Christian Capitalism

All that my eyes desired I did not refuse them.  I did not withhold my heart from any pleasure, for my heart was pleased because of all of my labor and this was my reward for all my labor.  Ecclesiastes 2:10

Reward – What is your reward for your effort?  Are you working to accumulate whatever your eyes desire or whatever your heart longs to have?  If you’re like most modern capitalists, you are in pursuit of something, exchanging your labor for some possession, wondering all the while how you will ever be free from the vicious cycle of consumption.  The Bible has an answer, but before we can hear it, we need to remember the words of Solomon. 

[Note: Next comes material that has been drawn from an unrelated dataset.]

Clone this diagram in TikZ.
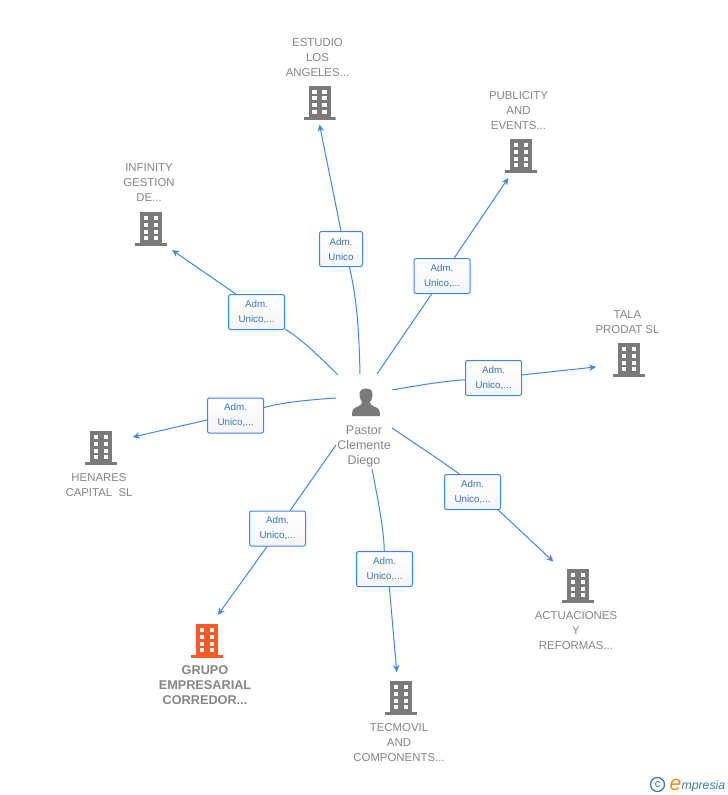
\documentclass[tikz,border=0pt]{standalone}
\usepackage{fontspec}
\setmainfont{Liberation Sans}
\usetikzlibrary{arrows.meta}
\definecolor{linkblue}{HTML}{3F87E6}
\definecolor{iconGray}{HTML}{7A7A7A}
\definecolor{iconOrange}{HTML}{FF5A26}
\definecolor{nameGray}{HTML}{858585}
\definecolor{logoBlue}{HTML}{3A7F9C}
\definecolor{logoOrange}{HTML}{F08A1D}
\newcommand{\drawbuilding}[1]{%
  \begin{scope}[shift={(path picture bounding box.center)}]
    \fill[#1] (-11,-17) rectangle (11,15);
    \fill[#1] (-16,14) rectangle (16,17);
    \foreach \wy in {-13,-6.5,0.5,7} {
      \fill[white] (-7.5,\wy) rectangle (-2.8,\wy+4.2);
      \fill[white] (2.5,\wy) rectangle (7.2,\wy+4.2);
    }
  \end{scope}}
\newcommand{\drawperson}{%
  \begin{scope}[shift={(path picture bounding box.center)}]
    \fill[iconGray] (0,-14) .. controls (-5,-14) and (-7,-11) .. (-6.5,-7)
      .. controls (-6.3,-4) and (-5,-2) .. (-4,-0.5) .. controls (-4,1.5) and (-5,2.5) .. (-8,4)
      .. controls (-12,5.5) and (-14,6) .. (-14,13.5) -- (14,13.5)
      .. controls (14,6) and (12,5.5) .. (8,4) .. controls (5,2.5) and (4,1.5) .. (4,-0.5)
      .. controls (5,-2) and (6.3,-4) .. (6.5,-7) .. controls (7,-11) and (5,-14) .. (0,-14) -- cycle;
  \end{scope}}
\tikzset{
  building/.style={minimum width=32pt, minimum height=34pt, inner sep=0pt, outer sep=5pt,
    path picture={\drawbuilding{#1}}},
  building/.default=iconGray,
  person/.style={minimum width=28pt, minimum height=28pt, inner sep=0pt,
    path picture={\drawperson}},
  company/.style={align=center, inner sep=0pt, text=nameGray, font=\fontsize{11.4}{15}\selectfont},
  role/.style={draw=linkblue, line width=1pt, rounded corners=2pt, top color=white, bottom color=white!96!black,
    minimum height=35pt, minimum width=56pt, inner sep=0pt, align=center, text=linkblue!85!black,
    font=\fontsize{9.8}{15}\selectfont},
  link/.style={draw=linkblue, line width=1pt},
  arrow/.style={link, -{Stealth[length=7pt,width=6.5pt]}},
}
\begin{document}
\begin{tikzpicture}[x=1pt, y=-1pt]
  \useasboundingbox (0,0) rectangle (728,795);

  \node[person] (pastor) at (366,402.5) {};
  \node[company, font=\fontsize{12.5}{15}\selectfont] (pastorname) at (364,446) {Pastor\\Clemente\\Diego};

  \node[building] (estudio) at (319.5,102.5) {};
  \node[building] (publicity) at (521,156) {};
  \node[building] (infinity) at (151,229) {};
  \node[building] (tala) at (629,360) {};
  \node[building] (henares) at (101,448) {};
  \node[building] (actuaciones) at (578,586) {};
  \node[building] (tecmovil) at (401,698) {};
  \node[building=iconOrange] (grupo) at (207,641) {};

  \node[company] (estudioname) at (317.5,58) {ESTUDIO\\LOS\\ANGELES...};
  \node[company] (publicityname) at (518.5,111) {PUBLICITY\\AND\\EVENTS...};
  \node[company] (infinityname) at (149,183) {INFINITY\\GESTION\\DE...};
  \node[company] (talaname) at (627.5,322.5) {TALA\\PRODAT SL};
  \node[company] (henaresname) at (99,485.5) {HENARES\\CAPITAL\ \ SL};
  \node[company] (actuacionesname) at (576,631) {ACTUACIONES\\Y\\REFORMAS...};
  \node[company] (tecmovilname) at (399,743) {TECMOVIL\\AND\\COMPONENTS...};
  \node[company, font=\bfseries\fontsize{12.7}{15}\selectfont] (gruponame) at (205,685.5) {GRUPO\\EMPRESARIAL\\CORREDOR...};

  \node[role, minimum width=43pt] (roleestudio) at (341,249) {Adm.\\Unico};
  \node[role] (rolepublicity) at (442,276) {Adm.\\Unico,...};
  \node[role] (roleinfinity) at (256.5,312) {Adm.\\Unico,...};
  \node[role] (roletala) at (493.5,378) {Adm.\\Unico,...};
  \node[role] (rolehenares) at (235.5,415.5) {Adm.\\Unico,...};
  \node[role] (roleactuaciones) at (472.5,492) {Adm.\\Unico,...};
  \node[role] (roletecmovil) at (384.5,569) {Adm.\\Unico,...};
  \node[role] (rolegrupo) at (277.5,528.5) {Adm.\\Unico,...};

  \coordinate (fromestudio) at (360,374);
  \coordinate (frompublicity) at (377,374);
  \coordinate (frominfinity) at (338,375);
  \coordinate (fromtala) at (392,390);
  \coordinate (fromhenares) at (336,398);
  \coordinate (fromactuaciones) at (392,428);
  \coordinate (fromtecmovil) at (372,469);
  \coordinate (fromgrupo) at (336,445);

  \draw[link] (fromestudio) .. controls (359,325) and (356,295) .. (roleestudio.-65);
  \draw[link] (frompublicity) -- (rolepublicity.-120);
  \draw[link] (frominfinity) .. controls (318,355) and (300,338) .. (roleinfinity);
  \draw[link] (fromtala) .. controls (420,385) and (445,381) .. (roletala);
  \draw[link] (fromhenares) .. controls (305,400) and (280,403) .. (rolehenares);
  \draw[link] (fromactuaciones) .. controls (420,447) and (440,460) .. (roleactuaciones.126);
  \draw[link] (fromtecmovil) .. controls (378,500) and (384,530) .. (roletecmovil);
  \draw[link] (fromgrupo) -- (rolegrupo);

  \draw[arrow] (roleestudio.north) -- (estudio.south);
  \draw[arrow] (rolepublicity) -- (publicity.-120);
  \draw[arrow] (roleinfinity.139) -- (infinity.-45);
  \draw[arrow, shorten >=12pt] (roletala) -- (tala.195);
  \draw[arrow, shorten >=11pt] (rolehenares.-171) -- (henares.22);
  \draw[arrow, shorten >=5pt] (roleactuaciones.-35) -- (actuaciones.135);
  \draw[arrow, shorten >=4pt] (roletecmovil.-75) -- (tecmovil.100);
  \draw[arrow, shorten >=5pt] (rolegrupo.-120) -- (grupo.70);

  \node[circle, draw=logoBlue, line width=1.3pt, minimum size=14pt, inner sep=0pt, text=logoBlue, font=\fontsize{11}{11}\selectfont] (logoc) at (657.5,784.5) {c};
  \node[inner sep=0pt, text=logoOrange, font=\itshape\fontsize{21}{21}\selectfont, anchor=base] (logoe) at (675.5,790) {e};
  \node[inner sep=0pt, text=logoBlue, font=\itshape\fontsize{12.3}{13}\selectfont, anchor=base east] (logotext) at (725.5,789) {mpresia};
\end{tikzpicture}
\end{document}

It looks as though Solomon says that the “reward” of his labor was the good life.  But the Hebrew word is heleq.  It means, “a portion, a share, a part.”  This is not quite what we expected.  What Solomon is really saying is that he received his share as a result of his efforts.  That implies that his portion is only a part of the whole.  He is not out to gain the world.  He is not trying to take what belongs to another.  He only wants his piece of the pie.  Tragically, he discovers that the piece that he desired leaves him empty.  After he has eaten his portion, his appetite is still unsatisfied. 

Solomon knew about rewards for labor.  He took full advantage of his power and position, denying himself nothing.  He thought that he could discover happiness in accumulation, but he learned one of life’s hardest lessons.  In the end, all that we have acquired is left behind.  In the end the poorest and the richest rot together under the ground.

Capitalism requires community to make it work.  There must be buyers and sellers.  I need others if I am going to turn my labor into possessions.  God blesses this process, and He has done so since long before Solomon.  But what God intended for good, men often twist just a bit.  The result is perversion of something holy.  In the case of capitalism, the perversion is believing that once I have used the community for my own purposes (wealth), then I don’t care what happens to others.  I move away from the community I needed to gain for myself toward my individual goals:  what my eyes desired, what my heart longed to have.  I supplant capitalism for divine purposes with capitalism for self-sufficiency. 

God wants me to be successful for the purpose of distribution to the community.  God grants me my share for the purpose of using it to benefit others.  God is about community.  He provides and equips us to act as He would act in this world – and in this world God gives.

If you are feeling like Solomon today, wondering what it will take to bring satisfaction to your empty world of accumulation, try God’s way:  give your share to someone else.  You might discover that life is not vanity after all.